My name is Giselle Armendáriz and I am the proud child of Mexican immigrants. My pronouns are she/her and they/them. I will be serving as the Programs Assistant. I will work across Capacity Building, Grantmaking, Environmental Justice, and Housing Justice teams with administrative support, coordination, research, event logistics, tracking outcomes, and budgetary support.
I understood the importance of community support and resources early on in my life. Growing up with immigrant parents in the San Gabriel Valley, I did not believe I would ever attend a university because I did not know anyone who went to college. My perspective and future changed when I joined Upward Bound, a non profit that helps low-income and first gen high school students go to college. For the first time, I felt I had a future to look forward to. With this new found hope, also came a conflicting anger at the understanding that others in my community, and in my own family, did not have the same opportunities because of socioeconomic factors and systemic barriers. During this time, one of my brothers was incarcerated as a youth and this was the beginning of the inhumane treatment and discrimination he faced throughout his short life.
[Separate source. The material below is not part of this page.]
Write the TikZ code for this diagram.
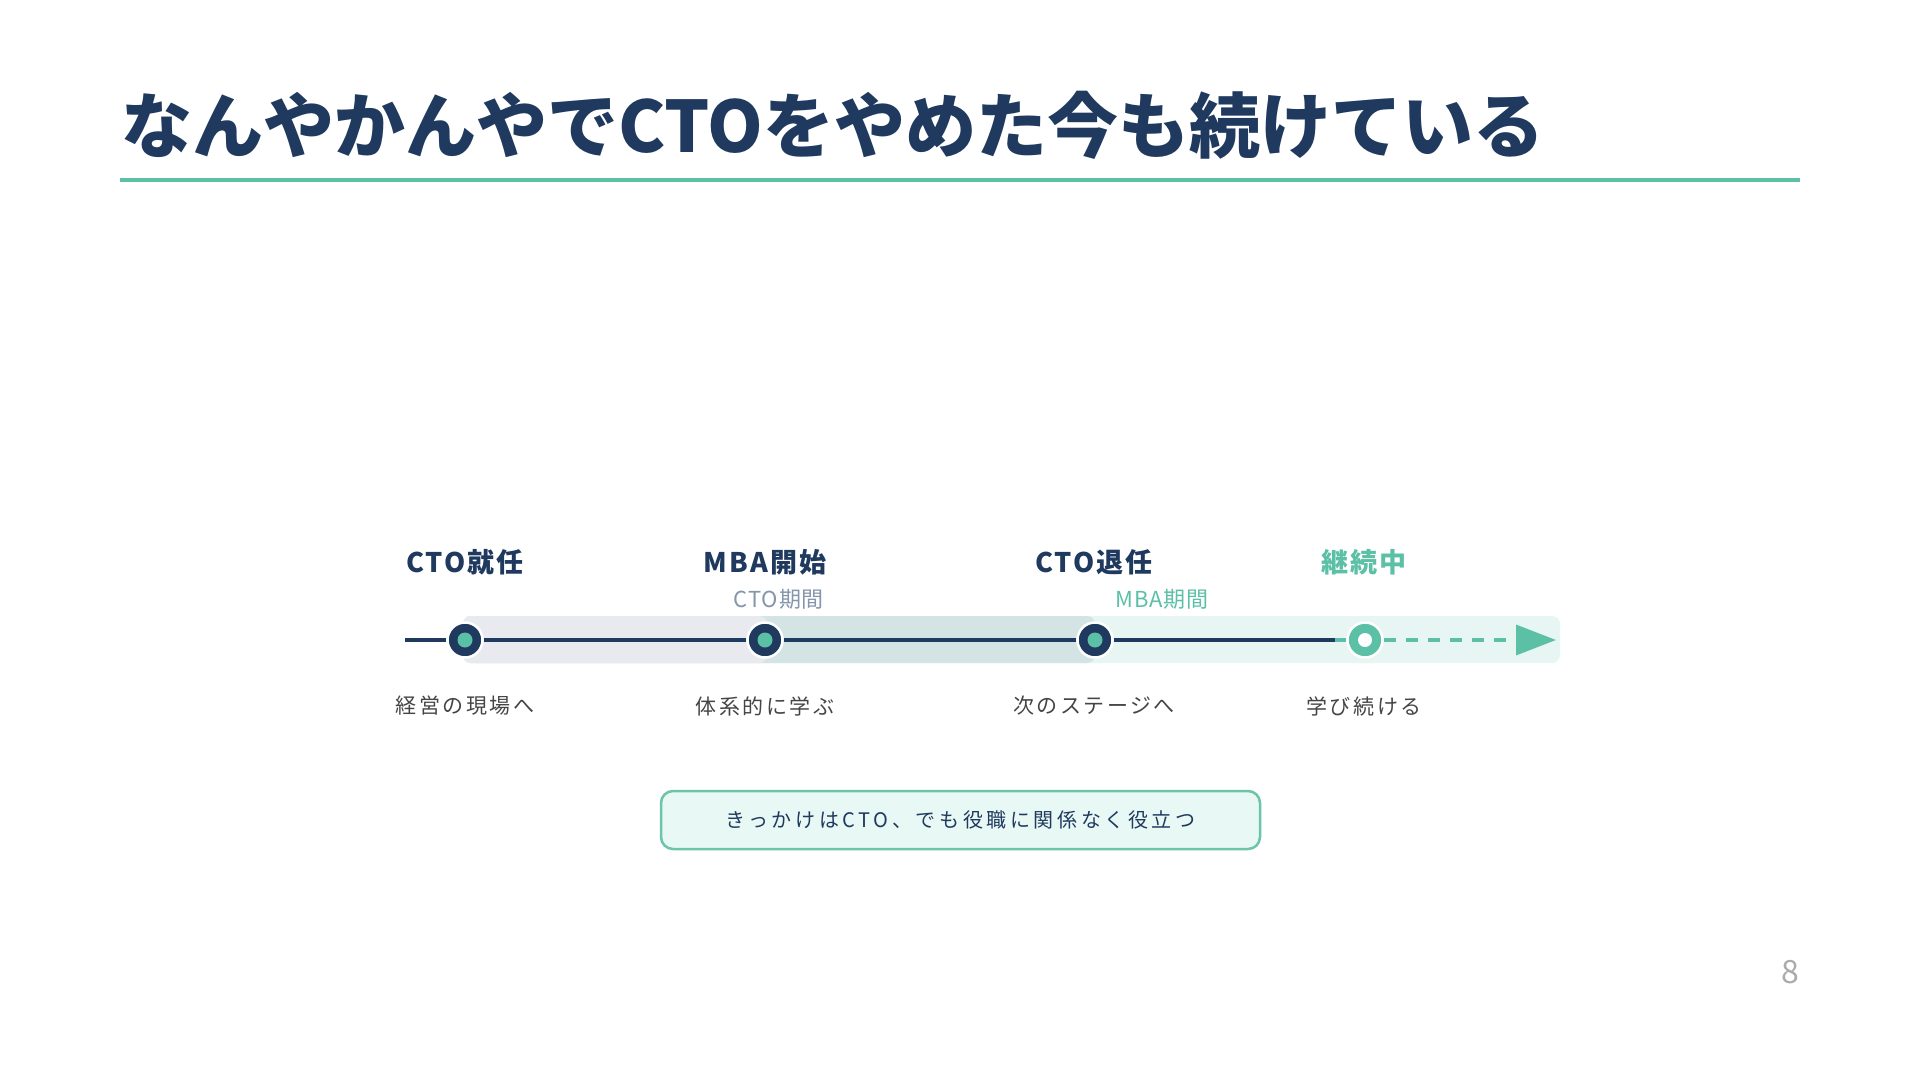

It was difficult to understand the disparities in my family and community and I sought to understand more through education.
As a first generation student, I clung to higher education as a tool for upward mobility to ensure my parents’ sacrifice was not in vain. In my academic career, I centered my research on the disparities facing communities, namely systemic factors such as racist infrastructure. As a graduate student, I engaged in extensive research on several topics including housing insecurity, discrimination facing the LGBTQ community, the marginalization and challenges faced by Indigenous agricultural workers, and the rematriation of land to Native communities in LA and Orange Counties. As a co-chair of the Urban Planners of Color, I shed light on the ways in which the program could incorporate anti-racist practices and curriculum into the program.
I once believed I was “too” queer and “too” brown to achieve meaningful milestones and simply matter in society, but with the support from several mentors and chosen family, the obstacles I faced and witnessed became my motivation to work toward a more inclusive and fair future for coming generations. My intersectionalities carved a path for me that brought me to Liberty Hill. I see myself, my siblings, and my niblings reflected in the communities and organizations we serve. All children, regardless of skin tone and the zip code in which they reside deserve safe and stable housing, a good education, and the freedom to live in their authenticity. I am proud to be a part of Liberty Hill working towards a just future.